DATASET EXTRACT –
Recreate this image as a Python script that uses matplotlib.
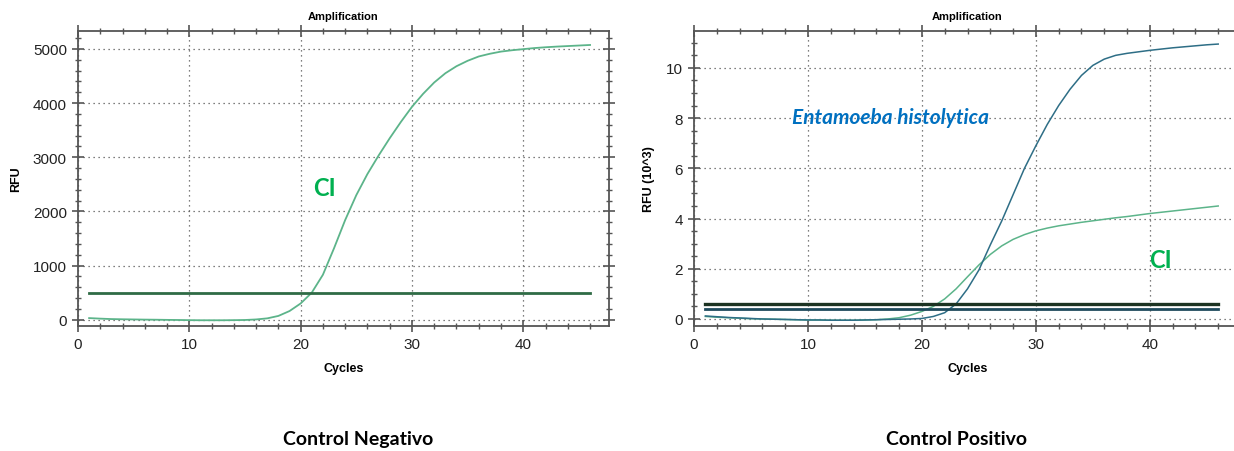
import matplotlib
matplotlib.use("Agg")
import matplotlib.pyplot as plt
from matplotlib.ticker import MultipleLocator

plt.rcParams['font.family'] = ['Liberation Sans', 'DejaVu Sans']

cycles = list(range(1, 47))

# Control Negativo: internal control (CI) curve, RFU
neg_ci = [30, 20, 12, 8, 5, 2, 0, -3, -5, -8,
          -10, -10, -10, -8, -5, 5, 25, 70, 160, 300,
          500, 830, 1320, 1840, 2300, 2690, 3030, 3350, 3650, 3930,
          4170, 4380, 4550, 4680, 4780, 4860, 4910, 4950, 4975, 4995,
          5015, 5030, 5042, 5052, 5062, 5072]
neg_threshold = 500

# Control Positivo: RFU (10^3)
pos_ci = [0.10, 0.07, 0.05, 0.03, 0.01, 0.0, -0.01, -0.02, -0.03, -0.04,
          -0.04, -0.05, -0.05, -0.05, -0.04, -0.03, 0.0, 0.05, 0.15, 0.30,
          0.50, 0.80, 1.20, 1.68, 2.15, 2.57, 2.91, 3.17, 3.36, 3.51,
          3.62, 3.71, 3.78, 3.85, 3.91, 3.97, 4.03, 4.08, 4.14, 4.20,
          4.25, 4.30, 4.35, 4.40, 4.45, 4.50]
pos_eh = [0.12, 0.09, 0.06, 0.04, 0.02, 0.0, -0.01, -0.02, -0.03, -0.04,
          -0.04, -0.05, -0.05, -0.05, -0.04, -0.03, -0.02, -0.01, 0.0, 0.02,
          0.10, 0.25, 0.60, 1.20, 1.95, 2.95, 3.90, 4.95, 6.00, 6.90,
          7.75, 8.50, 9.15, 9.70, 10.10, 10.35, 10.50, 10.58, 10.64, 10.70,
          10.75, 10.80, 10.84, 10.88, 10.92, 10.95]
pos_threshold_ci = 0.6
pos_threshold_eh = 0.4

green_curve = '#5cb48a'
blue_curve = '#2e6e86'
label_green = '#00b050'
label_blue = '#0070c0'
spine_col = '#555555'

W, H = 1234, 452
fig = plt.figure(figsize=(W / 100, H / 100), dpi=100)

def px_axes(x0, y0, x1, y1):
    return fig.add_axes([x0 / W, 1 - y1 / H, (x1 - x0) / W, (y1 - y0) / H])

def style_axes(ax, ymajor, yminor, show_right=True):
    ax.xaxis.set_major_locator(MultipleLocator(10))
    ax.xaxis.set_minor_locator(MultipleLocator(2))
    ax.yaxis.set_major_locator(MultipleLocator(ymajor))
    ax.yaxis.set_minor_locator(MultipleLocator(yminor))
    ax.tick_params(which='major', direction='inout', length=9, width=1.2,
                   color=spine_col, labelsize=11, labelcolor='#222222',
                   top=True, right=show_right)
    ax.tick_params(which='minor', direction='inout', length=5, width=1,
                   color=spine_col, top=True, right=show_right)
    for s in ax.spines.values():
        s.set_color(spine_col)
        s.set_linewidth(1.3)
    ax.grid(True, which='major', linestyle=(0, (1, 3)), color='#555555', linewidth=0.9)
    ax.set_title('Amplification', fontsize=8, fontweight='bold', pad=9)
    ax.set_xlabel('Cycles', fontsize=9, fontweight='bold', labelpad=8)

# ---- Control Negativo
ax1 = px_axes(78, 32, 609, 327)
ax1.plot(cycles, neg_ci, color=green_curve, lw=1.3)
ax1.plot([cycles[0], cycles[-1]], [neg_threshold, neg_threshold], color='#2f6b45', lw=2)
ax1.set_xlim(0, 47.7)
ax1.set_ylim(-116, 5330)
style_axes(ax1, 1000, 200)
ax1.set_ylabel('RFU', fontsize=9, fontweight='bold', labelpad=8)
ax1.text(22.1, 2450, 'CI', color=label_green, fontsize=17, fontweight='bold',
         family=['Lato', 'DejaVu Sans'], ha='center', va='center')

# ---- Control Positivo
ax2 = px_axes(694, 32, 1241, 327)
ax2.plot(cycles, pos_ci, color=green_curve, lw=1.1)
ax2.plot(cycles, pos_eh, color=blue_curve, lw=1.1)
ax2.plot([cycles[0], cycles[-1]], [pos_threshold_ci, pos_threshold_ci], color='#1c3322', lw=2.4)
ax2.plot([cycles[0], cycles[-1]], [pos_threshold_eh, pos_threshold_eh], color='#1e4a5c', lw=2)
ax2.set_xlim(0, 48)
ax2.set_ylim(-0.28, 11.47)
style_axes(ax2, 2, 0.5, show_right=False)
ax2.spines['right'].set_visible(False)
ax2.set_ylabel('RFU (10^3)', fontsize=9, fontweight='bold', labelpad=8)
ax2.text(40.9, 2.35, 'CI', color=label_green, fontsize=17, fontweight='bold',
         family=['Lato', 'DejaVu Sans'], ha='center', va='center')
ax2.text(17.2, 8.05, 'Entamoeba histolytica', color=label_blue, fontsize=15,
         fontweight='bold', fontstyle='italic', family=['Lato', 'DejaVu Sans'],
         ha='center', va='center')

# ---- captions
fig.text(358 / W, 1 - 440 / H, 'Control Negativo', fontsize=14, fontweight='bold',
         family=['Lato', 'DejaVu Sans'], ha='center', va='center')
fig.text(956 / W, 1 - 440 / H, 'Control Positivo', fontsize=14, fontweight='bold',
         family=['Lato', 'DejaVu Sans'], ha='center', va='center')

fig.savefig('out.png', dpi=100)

WHAT YOU ARE ASKED TO DO –
Only a number is wanted here: how many lines in the data above include the string "matplotlib"?

SOLUTION –
5